OLIVE project coming to an end

Reflections on the process -on the basis of an internal evaluation. The project ended in August 2024. This text is published to round off the project experience -even posthumously.
Reflections on the process -on the basis of an internal evaluation*

The OLIVE Project is one example of the dynamics that can come into play when the Internet, languages, cultures, and extreme socio-political violence mediate the encounters between academics coming together to work on a shared goal. In their observations about their online collaborations between higher education institutions in the UK and USA and the Islamic University of Gaza, Phipps et al. (2020) point that their reflections “highlight the limitation of multilingual and intercultural encounters when they are deprived of the sensory proximity of face-to-face situations, and what is lost in the translations of languages, practices and experiences from the ‘real’ to the ‘virtual’ world.”  

One aspect that our internal evaluation has shown is the “messy realities” (Donaldson et al. 2010) of transnational work. In the context of the OLIVE Project, individual perceptions and experiences of the collaborative and participatory character of the project did not always converge. Some experiences entailed effective collaboration and participation, shared decision-making, open communication, and commitment to incorporating diverse perspectives and feedback, peer support and community spirit, while in others the collaborative working approach was was felt not to be fair or not very smooth. Nichols et al. (2013) put forward an approach through which “participants’ divergent points of view are seen as project resources” so that “moments of tension can serve a pedagogical function.” For them, these “opportunities for learning strengthen people’s commitment to the collaborative process and support the development of mutually beneficial project outcomes”. 

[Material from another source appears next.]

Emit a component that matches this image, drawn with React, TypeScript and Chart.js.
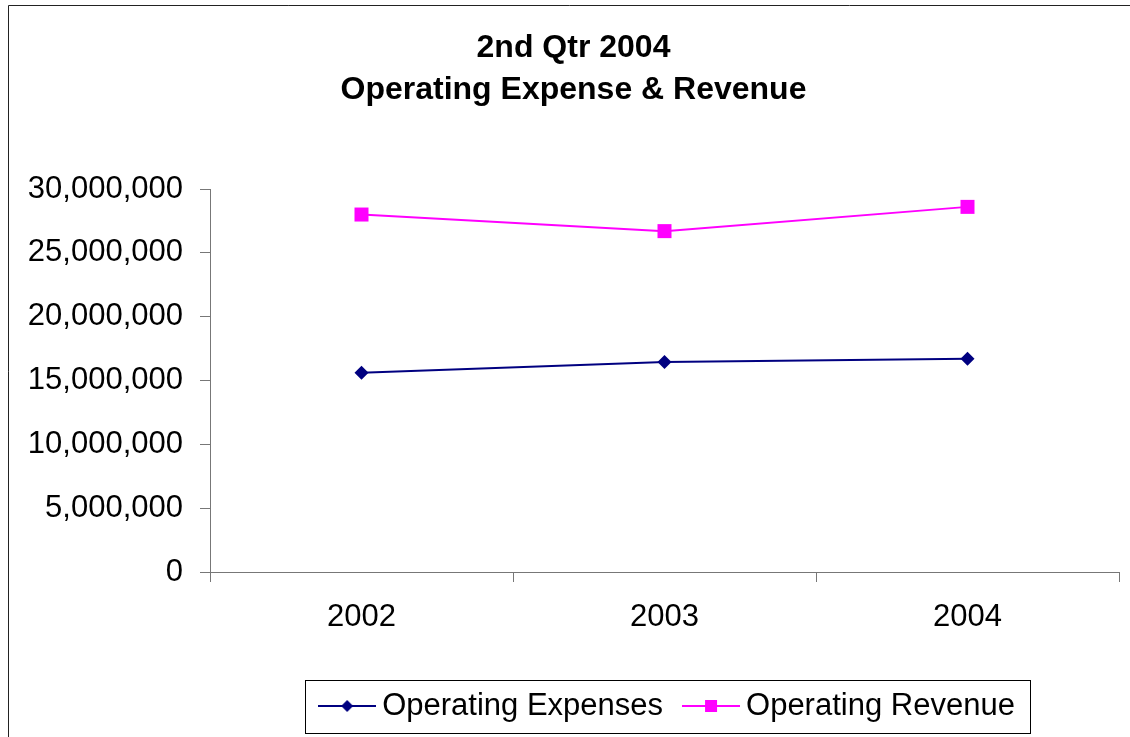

Accepting the multiplicity of social realities and the “messiness” of collaborative and transnational work as inherent may be one way towards encouraging mutual learning and engagement. This acceptance does not come with simple solutions nor recipes for success and may instead come with more questions than answers. For instance, Phipps et al. (2020) acknowledge the “significant intercultural challenges” in the encounters between academics in Gaza and the USA, UK and Asia: 

"How do we do ‘critical thinking’ in relation to our practices and institutions, the ways in which we show rigour in academic writing, the ways in which we communicate online and its etiquette, the accommodating of different days of rest and work and the flurry of messages on the ‘wrong days’ – all of our different practices nest into, challenge and disrupt our ‘normal’ rhythms of academic life."

Yet, they also refer to these mostly online academic and transnational collaborations as “another stubborn way to be together, despite all odds” (Phipps et al. 2020). This is particularly important at a time of extreme socio-political violence where these collaborations offer precious opportunities for academics to engage in scholarly intercultural work with colleagues in different parts of the world, to visibilize Palestinian education and scholarship within the global community, and to develop tools and programmes which Palestinian teachers and students can rely on in a sustainable way. While collaborative work can be difficult and “push us to our limit”, to use the words of one respondent, it is worthwhile and necessary.

References

Donaldson, Andrew, Ward, Neil, and Bradley, Sue. (2010). Mess Among Disciplines: Interdisciplinarity in Environmental Research. Environ Plan A, 42, 1521-1536.

Nichols, Naomi, Anucha, Uzo, Houwer, Rebecca and Wood, Matt. (2013). Building Equitable Community-Academic Research Collaborations: Learning Together Through Tensions and Contradictions. Gateways: International Journal of Community Research and Engagement, 6, 57-76.

Phipps, Alison, Fassetta, Giovanna, and Al-Masri, Nazmi. (2020). Introduction: Can You ‘Here’ Me? Editors’ Reflections on Online Collaborations between the Gaza Strip and the Global North. In G. Fassetta, N. Al-Masri & A. Phipps (Eds.), Multilingual Online Academic Collaborations as Resistance: Crossing Impassable Borders. Multilingual Maters, pp. 1-14.

*This news item is an adaptation of a longer report-evaluation, based on the analysis of responses to open-ended questionnaires completed by the project participants. The analysis and the report were produced by Doctoral researcher Anais Duong-Peduca (OLIVE technical assistant) and Postdoctoral researcher Marianna Vivitsou (OLIVE project planner). 

**The project ended in August 2024. This text is published to round off the project experience -even posthumously.